● TASK TO CARRY OUT
Extract, unchanged, each line of the listing below from its first line through the line that contains "bad: '#d8342b', avg: '#000000'", inclusive, and nothing else.

● DATA EXTRACT

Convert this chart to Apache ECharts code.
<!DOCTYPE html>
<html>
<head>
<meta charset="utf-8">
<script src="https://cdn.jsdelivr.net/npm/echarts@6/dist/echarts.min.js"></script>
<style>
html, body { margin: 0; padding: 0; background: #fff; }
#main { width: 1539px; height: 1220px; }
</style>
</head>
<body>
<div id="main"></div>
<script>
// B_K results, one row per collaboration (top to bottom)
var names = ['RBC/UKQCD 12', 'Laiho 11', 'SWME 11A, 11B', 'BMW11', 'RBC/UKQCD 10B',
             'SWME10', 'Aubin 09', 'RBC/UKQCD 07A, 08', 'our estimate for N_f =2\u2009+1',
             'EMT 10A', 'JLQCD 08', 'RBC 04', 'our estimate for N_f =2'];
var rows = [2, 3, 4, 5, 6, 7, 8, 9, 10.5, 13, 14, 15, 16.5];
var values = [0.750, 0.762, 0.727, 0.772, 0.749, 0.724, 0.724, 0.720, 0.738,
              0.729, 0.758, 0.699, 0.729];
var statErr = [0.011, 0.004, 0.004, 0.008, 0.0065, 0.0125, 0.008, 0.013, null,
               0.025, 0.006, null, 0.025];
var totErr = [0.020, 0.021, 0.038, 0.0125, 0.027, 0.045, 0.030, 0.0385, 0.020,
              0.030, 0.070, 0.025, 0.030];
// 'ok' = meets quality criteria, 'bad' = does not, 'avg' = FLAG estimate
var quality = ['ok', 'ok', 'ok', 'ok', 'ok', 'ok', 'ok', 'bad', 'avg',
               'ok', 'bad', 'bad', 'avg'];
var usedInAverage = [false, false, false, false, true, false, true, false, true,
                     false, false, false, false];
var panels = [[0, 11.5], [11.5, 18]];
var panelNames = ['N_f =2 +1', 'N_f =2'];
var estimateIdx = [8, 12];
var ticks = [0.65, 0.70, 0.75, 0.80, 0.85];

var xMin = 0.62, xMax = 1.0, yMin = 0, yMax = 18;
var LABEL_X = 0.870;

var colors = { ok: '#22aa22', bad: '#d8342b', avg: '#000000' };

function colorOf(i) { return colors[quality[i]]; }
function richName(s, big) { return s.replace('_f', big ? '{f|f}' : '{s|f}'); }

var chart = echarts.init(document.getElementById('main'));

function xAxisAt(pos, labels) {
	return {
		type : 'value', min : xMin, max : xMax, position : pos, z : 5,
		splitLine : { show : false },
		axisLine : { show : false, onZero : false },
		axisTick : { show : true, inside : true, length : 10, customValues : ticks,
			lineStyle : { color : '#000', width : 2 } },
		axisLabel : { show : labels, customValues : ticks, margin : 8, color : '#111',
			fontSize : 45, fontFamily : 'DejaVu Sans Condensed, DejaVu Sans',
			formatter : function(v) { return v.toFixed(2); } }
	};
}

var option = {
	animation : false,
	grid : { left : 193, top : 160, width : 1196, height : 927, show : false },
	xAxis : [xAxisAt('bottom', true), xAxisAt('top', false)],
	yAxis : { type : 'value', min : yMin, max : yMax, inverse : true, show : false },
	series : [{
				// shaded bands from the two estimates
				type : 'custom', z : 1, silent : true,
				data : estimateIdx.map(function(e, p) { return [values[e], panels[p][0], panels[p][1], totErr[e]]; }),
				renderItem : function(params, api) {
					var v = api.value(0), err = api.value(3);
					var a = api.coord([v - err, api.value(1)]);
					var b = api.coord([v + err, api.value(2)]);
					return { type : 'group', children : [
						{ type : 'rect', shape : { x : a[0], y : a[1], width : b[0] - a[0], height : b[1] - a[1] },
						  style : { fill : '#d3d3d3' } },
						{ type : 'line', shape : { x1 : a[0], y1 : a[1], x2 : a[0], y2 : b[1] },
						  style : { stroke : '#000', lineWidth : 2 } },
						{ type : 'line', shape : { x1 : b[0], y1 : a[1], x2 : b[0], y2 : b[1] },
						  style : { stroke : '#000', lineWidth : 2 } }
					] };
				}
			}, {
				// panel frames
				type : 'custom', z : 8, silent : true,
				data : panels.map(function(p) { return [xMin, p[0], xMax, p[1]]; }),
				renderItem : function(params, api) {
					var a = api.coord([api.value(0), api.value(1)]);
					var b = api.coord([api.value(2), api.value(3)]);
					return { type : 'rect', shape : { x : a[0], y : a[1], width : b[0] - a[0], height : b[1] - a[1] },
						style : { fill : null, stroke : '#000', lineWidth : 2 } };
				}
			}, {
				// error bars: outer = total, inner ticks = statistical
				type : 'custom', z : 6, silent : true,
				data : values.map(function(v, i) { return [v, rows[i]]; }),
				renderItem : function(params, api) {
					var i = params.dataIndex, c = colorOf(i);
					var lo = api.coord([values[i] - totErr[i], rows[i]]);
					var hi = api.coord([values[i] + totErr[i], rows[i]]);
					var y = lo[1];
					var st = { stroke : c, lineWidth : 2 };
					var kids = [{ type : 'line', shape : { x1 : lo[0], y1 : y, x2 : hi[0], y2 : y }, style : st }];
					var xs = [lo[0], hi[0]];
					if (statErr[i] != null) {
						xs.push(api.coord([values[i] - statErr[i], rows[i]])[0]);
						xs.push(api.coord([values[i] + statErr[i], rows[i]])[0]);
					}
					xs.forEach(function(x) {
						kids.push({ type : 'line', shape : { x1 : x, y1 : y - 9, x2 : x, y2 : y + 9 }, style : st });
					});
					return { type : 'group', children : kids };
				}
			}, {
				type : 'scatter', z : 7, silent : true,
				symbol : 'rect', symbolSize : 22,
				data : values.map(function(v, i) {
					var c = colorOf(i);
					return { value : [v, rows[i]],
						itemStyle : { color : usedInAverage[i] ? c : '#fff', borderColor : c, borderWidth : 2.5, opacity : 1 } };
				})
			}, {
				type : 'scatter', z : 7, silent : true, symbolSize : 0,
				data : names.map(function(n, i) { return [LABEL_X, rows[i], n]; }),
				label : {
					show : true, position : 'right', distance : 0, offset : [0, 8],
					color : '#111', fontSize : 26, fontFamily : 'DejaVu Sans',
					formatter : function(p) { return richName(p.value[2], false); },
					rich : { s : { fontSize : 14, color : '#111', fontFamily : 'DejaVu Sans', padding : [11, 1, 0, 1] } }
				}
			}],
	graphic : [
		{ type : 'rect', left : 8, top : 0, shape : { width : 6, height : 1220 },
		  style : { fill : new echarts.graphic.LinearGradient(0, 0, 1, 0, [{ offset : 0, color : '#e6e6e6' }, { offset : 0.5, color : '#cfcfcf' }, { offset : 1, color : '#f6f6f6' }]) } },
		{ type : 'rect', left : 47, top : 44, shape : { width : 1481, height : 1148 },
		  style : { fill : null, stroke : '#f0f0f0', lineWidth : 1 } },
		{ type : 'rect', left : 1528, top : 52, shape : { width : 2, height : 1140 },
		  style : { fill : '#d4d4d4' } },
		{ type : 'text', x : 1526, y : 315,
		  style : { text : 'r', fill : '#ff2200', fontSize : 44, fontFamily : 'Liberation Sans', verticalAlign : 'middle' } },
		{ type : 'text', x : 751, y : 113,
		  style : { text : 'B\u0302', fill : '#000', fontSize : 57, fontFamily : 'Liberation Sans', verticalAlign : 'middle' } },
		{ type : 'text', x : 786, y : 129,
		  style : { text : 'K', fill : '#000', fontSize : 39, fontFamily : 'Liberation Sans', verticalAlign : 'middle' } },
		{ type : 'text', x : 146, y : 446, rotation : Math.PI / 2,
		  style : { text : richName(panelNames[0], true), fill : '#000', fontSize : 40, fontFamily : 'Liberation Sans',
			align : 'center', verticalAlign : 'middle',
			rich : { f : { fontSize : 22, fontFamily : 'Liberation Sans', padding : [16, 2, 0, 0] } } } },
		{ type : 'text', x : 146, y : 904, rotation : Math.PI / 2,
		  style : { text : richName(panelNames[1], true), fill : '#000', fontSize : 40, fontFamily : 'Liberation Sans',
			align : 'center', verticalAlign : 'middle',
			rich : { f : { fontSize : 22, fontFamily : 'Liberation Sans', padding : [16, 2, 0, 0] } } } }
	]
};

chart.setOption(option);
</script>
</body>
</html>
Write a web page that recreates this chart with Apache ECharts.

● THE RESPONSE
Convert this chart to Apache ECharts code.
<!DOCTYPE html>
<html>
<head>
<meta charset="utf-8">
<script src="https://cdn.jsdelivr.net/npm/echarts@6/dist/echarts.min.js"></script>
<style>
html, body { margin: 0; padding: 0; background: #fff; }
#main { width: 1539px; height: 1220px; }
</style>
</head>
<body>
<div id="main"></div>
<script>
// B_K results, one row per collaboration (top to bottom)
var names = ['RBC/UKQCD 12', 'Laiho 11', 'SWME 11A, 11B', 'BMW11', 'RBC/UKQCD 10B',
             'SWME10', 'Aubin 09', 'RBC/UKQCD 07A, 08', 'our estimate for N_f =2\u2009+1',
             'EMT 10A', 'JLQCD 08', 'RBC 04', 'our estimate for N_f =2'];
var rows = [2, 3, 4, 5, 6, 7, 8, 9, 10.5, 13, 14, 15, 16.5];
var values = [0.750, 0.762, 0.727, 0.772, 0.749, 0.724, 0.724, 0.720, 0.738,
              0.729, 0.758, 0.699, 0.729];
var statErr = [0.011, 0.004, 0.004, 0.008, 0.0065, 0.0125, 0.008, 0.013, null,
               0.025, 0.006, null, 0.025];
var totErr = [0.020, 0.021, 0.038, 0.0125, 0.027, 0.045, 0.030, 0.0385, 0.020,
              0.030, 0.070, 0.025, 0.030];
// 'ok' = meets quality criteria, 'bad' = does not, 'avg' = FLAG estimate
var quality = ['ok', 'ok', 'ok', 'ok', 'ok', 'ok', 'ok', 'bad', 'avg',
               'ok', 'bad', 'bad', 'avg'];
var usedInAverage = [false, false, false, false, true, false, true, false, true,
                     false, false, false, false];
var panels = [[0, 11.5], [11.5, 18]];
var panelNames = ['N_f =2 +1', 'N_f =2'];
var estimateIdx = [8, 12];
var ticks = [0.65, 0.70, 0.75, 0.80, 0.85];

var xMin = 0.62, xMax = 1.0, yMin = 0, yMax = 18;
var LABEL_X = 0.870;

var colors = { ok: '#22aa22', bad: '#d8342b', avg: '#000000' };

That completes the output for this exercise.